The technology is claimed to provide a solution for a key technical problem with LEDs used today in lighting and with laser diodes. VerLASE has shown for the first time a novel, commercially feasible way to grow Wurtzite phase II-VI crystal films.
Currently, the primary light emitting technology for much of the visible spectrum is based on gallium nitride and its variants, but these materials tend to natively produce only blue or violet light. To get true green, yellow, and red colors, or mix them for white, the color that is directly emitted must be converted with the help of various phosphors, which can include Quantum Dots (QDs). Such down conversion to longer wavelength colors results in some loss in efficiency and increased thermal effects. Traditional phosphors are also temperature sensitive, causing color shifts, brightness degradation, reduced lifetimes, and other problems. Moreover, they tend to emit over a broader band with suboptimal colors and poorer color saturation, and suffer large variability in the manufacturing process.
VerLASE has instead been working with so-called II-VI materials, ironically well-known light emitters that had been extensively researched in the past before Gallium Nitride took the stage. II-VI materials can directly emit colors in the visible spectrum where Gallium Nitride cannot, efficiently closing the ‘green/yellow’ gap in the industry. They are, in fact, the same materials typically used in many of today’s QDs used as phosphors or color enhancement films in the visible spectrum. The problem with II-VI materials in the past had been very short lifetimes due to extensive defects in the materials stemming from how they were grown, and in the crystalline phase in which they were grown, a so-called Zinc Blende phase. The issued patent reveals how to grow such materials in a hitherto very difficult to attain Wurtzite phase by using certain layered 2D materials as templates. The Wurtzite phase is far more robust and resistant to defect formation than the Zinc Blende phase, enabling practical light emitting devices to be made based on semiconductor Quantum Wells (QWs) of these materials.

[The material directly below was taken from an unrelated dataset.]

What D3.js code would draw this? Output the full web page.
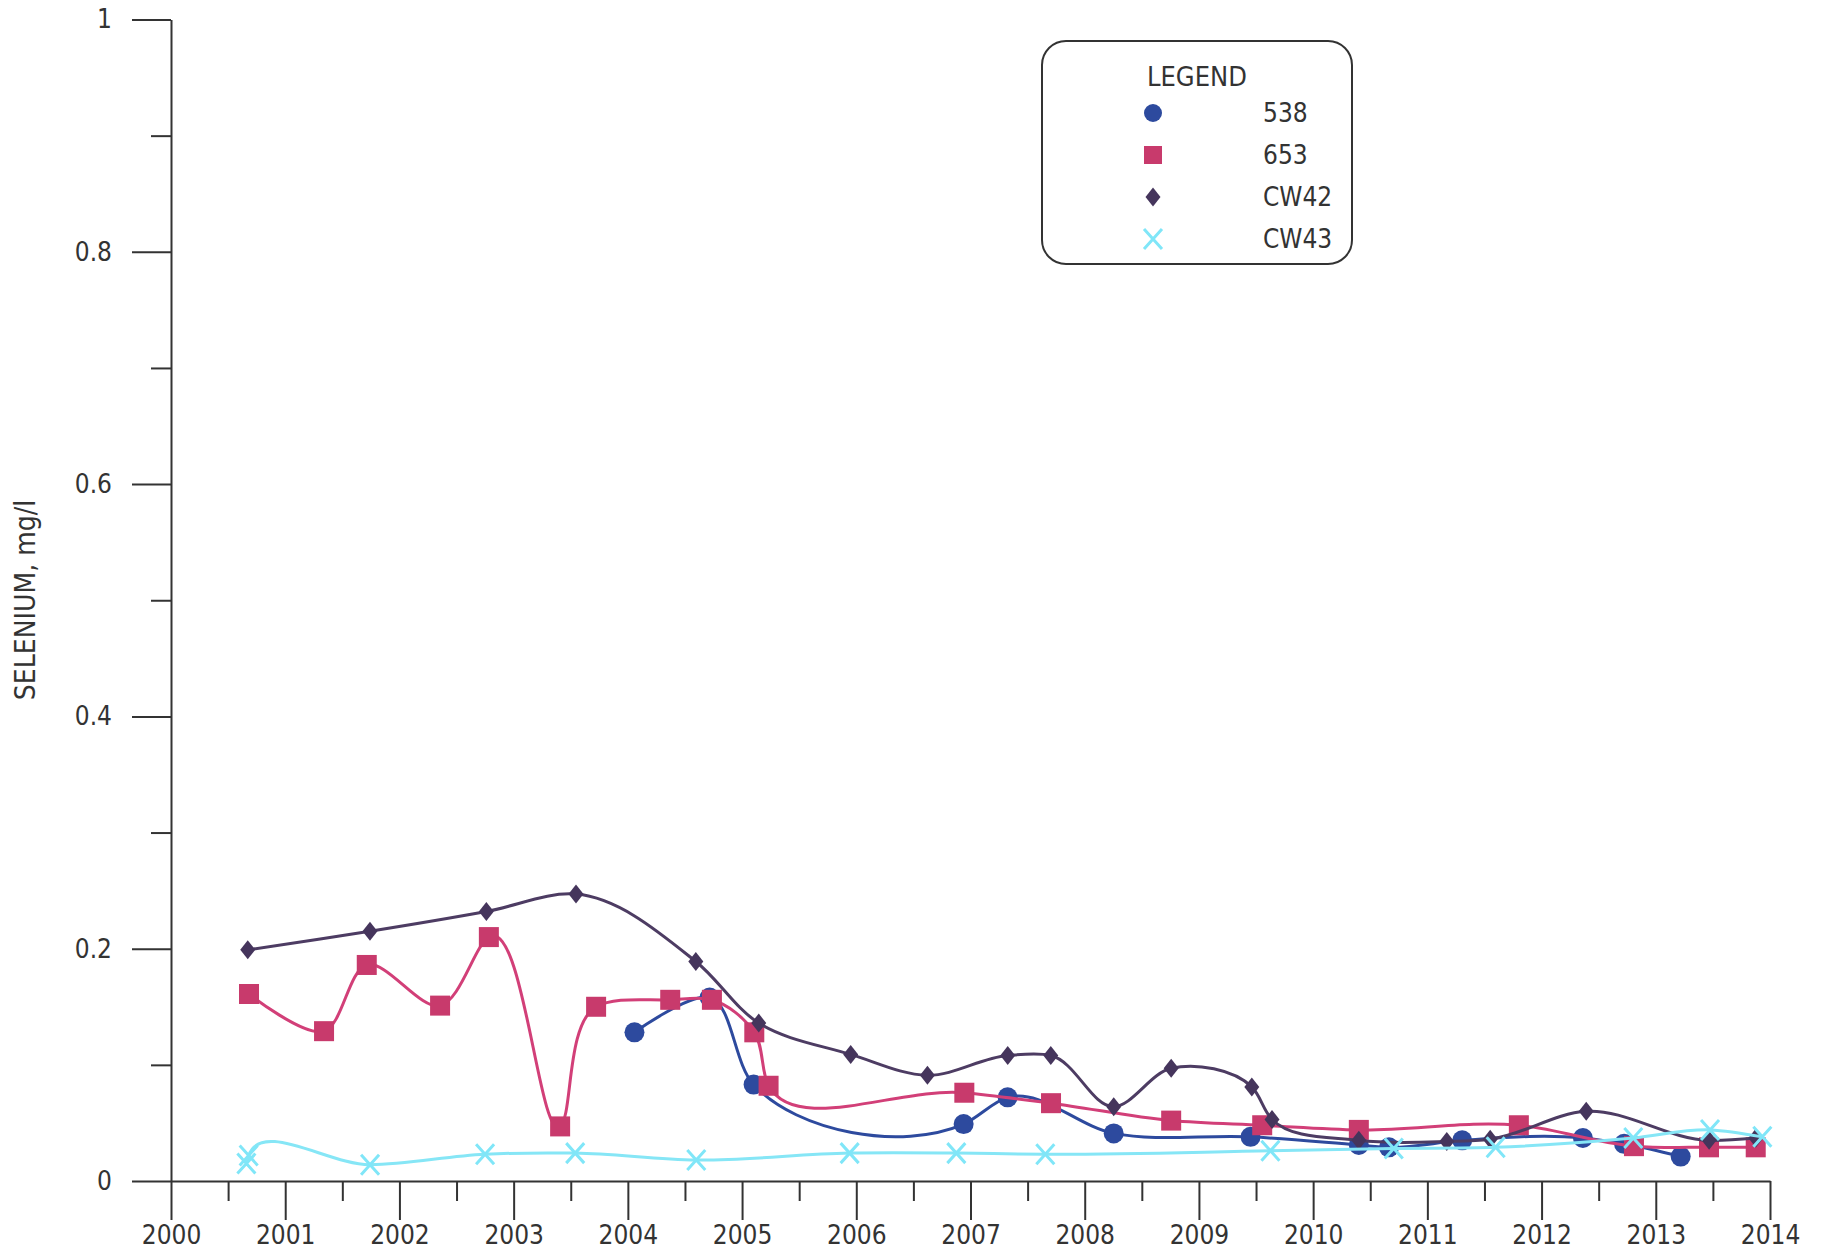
<!DOCTYPE html>
<html><head><meta charset="utf-8">
<script src="https://cdn.jsdelivr.net/npm/d3@7"></script>
<style>
html,body{margin:0;padding:0;background:#fff;}
svg text{font-family:"DejaVu Sans Condensed","DejaVu Sans",sans-serif;font-stretch:condensed;fill:#333;}
</style></head>
<body><svg id="c" width="1824" height="1255"></svg>
<script>
const yearTicks = [2000,2001,2002,2003,2004,2005,2006,2007,2008,2009,2010,2011,2012,2013,2014];
const yTicks = [0,0.2,0.4,0.6,0.8,1];
const yTickLabels = ["0","0.2","0.4","0.6","0.8","1"];
const seriesNames = ["538","653","CW42","CW43"];

const s538x = [2004.058,2004.716,2005.101,2006.940,2007.325,2008.254,2009.452,2010.400,2010.664,2011.305,2012.362,2012.722,2013.218];
const s538y = [0.128,0.158,0.083,0.049,0.072,0.041,0.038,0.031,0.029,0.035,0.037,0.032,0.021];

const s653x = [2000.683,2001.340,2001.714,2002.356,2002.783,2003.407,2003.722,2004.371,2004.736,2005.107,2005.232,2006.946,2007.705,2008.757,2009.554,2010.400,2011.801,2012.809,2013.466,2013.875];
const s653y = [0.161,0.129,0.186,0.151,0.210,0.047,0.150,0.156,0.156,0.128,0.082,0.076,0.067,0.052,0.048,0.044,0.048,0.030,0.029,0.029];

const cw42x = [2000.672,2001.742,2002.761,2003.546,2004.595,2005.146,2005.951,2006.623,2007.326,2007.703,2008.254,2008.757,2009.463,2009.640,2010.400,2011.170,2011.550,2012.391,2013.467,2013.876];
const cw42y = [0.199,0.215,0.232,0.247,0.189,0.136,0.109,0.091,0.108,0.108,0.064,0.097,0.081,0.053,0.035,0.034,0.036,0.060,0.035,0.037];

const cw43x = [2000.660,2000.680,2001.743,2002.750,2003.539,2004.599,2005.942,2006.876,2007.655,2009.626,2010.706,2011.598,2012.803,2013.475,2013.933];
const cw43y = [0.015,0.022,0.014,0.023,0.024,0.018,0.024,0.024,0.023,0.026,0.028,0.029,0.037,0.044,0.038];

const svg = d3.select("#c");
const x = d3.scaleLinear().domain([2000,2014]).range([171,1770]);
const y = d3.scaleLinear().domain([0,1]).range([1181,19.5]);
const axisColor = "#333";

// Y axis
const gy = svg.append("g").attr("transform","translate(171,0)");
gy.call(d3.axisLeft(y).tickValues(yTicks).tickSize(39).tickSizeOuter(0).tickPadding(20)
  .tickFormat((d,i)=>yTickLabels[i]));
gy.append("g").call(d3.axisLeft(y).tickValues([0.1,0.3,0.5,0.7,0.9]).tickSize(20).tickSizeOuter(0).tickFormat(""))
  .select(".domain").remove();
// X axis
const gx = svg.append("g").attr("transform","translate(0,1181)");
gx.call(d3.axisBottom(x).tickValues(yearTicks).tickSize(39).tickSizeOuter(0).tickPadding(6)
  .tickFormat(d3.format("d")));
gx.append("g").call(d3.axisBottom(x).tickValues(d3.range(2000.5,2014,1)).tickSize(20).tickSizeOuter(0).tickFormat(""))
  .select(".domain").remove();
svg.selectAll(".domain, .tick line").attr("stroke",axisColor).attr("stroke-width",2);
svg.selectAll(".tick text").attr("font-size",26).attr("fill","#333");

// Y title
svg.append("text").attr("transform","translate(35,600) rotate(-90)")
  .attr("text-anchor","middle").attr("font-size",28).text("SELENIUM, mg/l");

const series = [
  {name:"538", xs:s538x, ys:s538y, line:"#2d4a9e", fill:"#2d4a9e", shape:"circle"},
  {name:"653", xs:s653x, ys:s653y, line:"#d23f78", fill:"#c83a6c", shape:"square"},
  {name:"CW42", xs:cw42x, ys:cw42y, line:"#4d3c63", fill:"#45355c", shape:"diamond"},
  {name:"CW43", xs:cw43x, ys:cw43y, line:"#86e6f6", fill:"#80e6f8", shape:"x"}
];

const line = d3.line().x(d=>x(d[0])).y(d=>y(d[1])).curve(d3.curveCatmullRom.alpha(1));

function drawMarker(g, shape, color, cx, cy, scale){
  scale = scale||1;
  if(shape==="circle"){
    g.append("circle").attr("cx",cx).attr("cy",cy).attr("r",10*scale).attr("fill",color);
  } else if(shape==="square"){
    const s=20*scale;
    g.append("rect").attr("x",cx-s/2).attr("y",cy-s/2).attr("width",s).attr("height",s).attr("fill",color);
  } else if(shape==="diamond"){
    const w=7.5*scale,h=9.5*scale;
    g.append("path").attr("d",`M${cx},${cy-h}L${cx+w},${cy}L${cx},${cy+h}L${cx-w},${cy}Z`).attr("fill",color);
  } else {
    const w=9*scale,h=10*scale;
    g.append("path").attr("d",`M${cx-w},${cy-h}L${cx+w},${cy+h}M${cx-w},${cy+h}L${cx+w},${cy-h}`)
      .attr("stroke",color).attr("stroke-width",3).attr("fill","none");
  }
}

series.forEach(s=>{
  const pts = s.xs.map((v,i)=>[v,s.ys[i]]);
  const g = svg.append("g");
  g.append("path").datum(pts).attr("d",line).attr("fill","none").attr("stroke",s.line).attr("stroke-width",3);
  pts.forEach(p=>drawMarker(g,s.shape,s.fill,x(p[0]),y(p[1])));
});

// Legend
const lg = svg.append("g");
lg.append("rect").attr("x",1042).attr("y",41).attr("width",310).attr("height",223).attr("rx",24)
  .attr("fill","#fff").attr("stroke","#333").attr("stroke-width",2);
lg.append("text").attr("x",1147).attr("y",86).attr("font-size",27).text("LEGEND");
series.forEach((s,i)=>{
  const cy = 113 + i*42;
  drawMarker(lg,s.shape,s.fill,1153,cy, s.shape==="square"?0.9:(s.shape==="circle"?0.9:1));
  lg.append("text").attr("x",1263).attr("y",cy+9).attr("font-size",26).text(seriesNames[i]);
});
</script></body></html>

“This is a key innovation for several important applications,” suggested Professor Maria Tamargo, Professor of Chemistry at the City College of the City University of New York, and a leading expert on II-VI materials and devices, adding that “VerLASE has shown for the first time a novel, commercially feasible way to grow Wurtzite phase II-VI crystal films, a focus area of research worldwide”
“Using certain layered 2D materials enables us to grow II-VI based QWs for a variety of devices,” said Ajay Jain, VerLASE’s Chief Technical Officer and inventor of the technology, adding his appreciation to a number of collaborators who had helped demonstrate the process.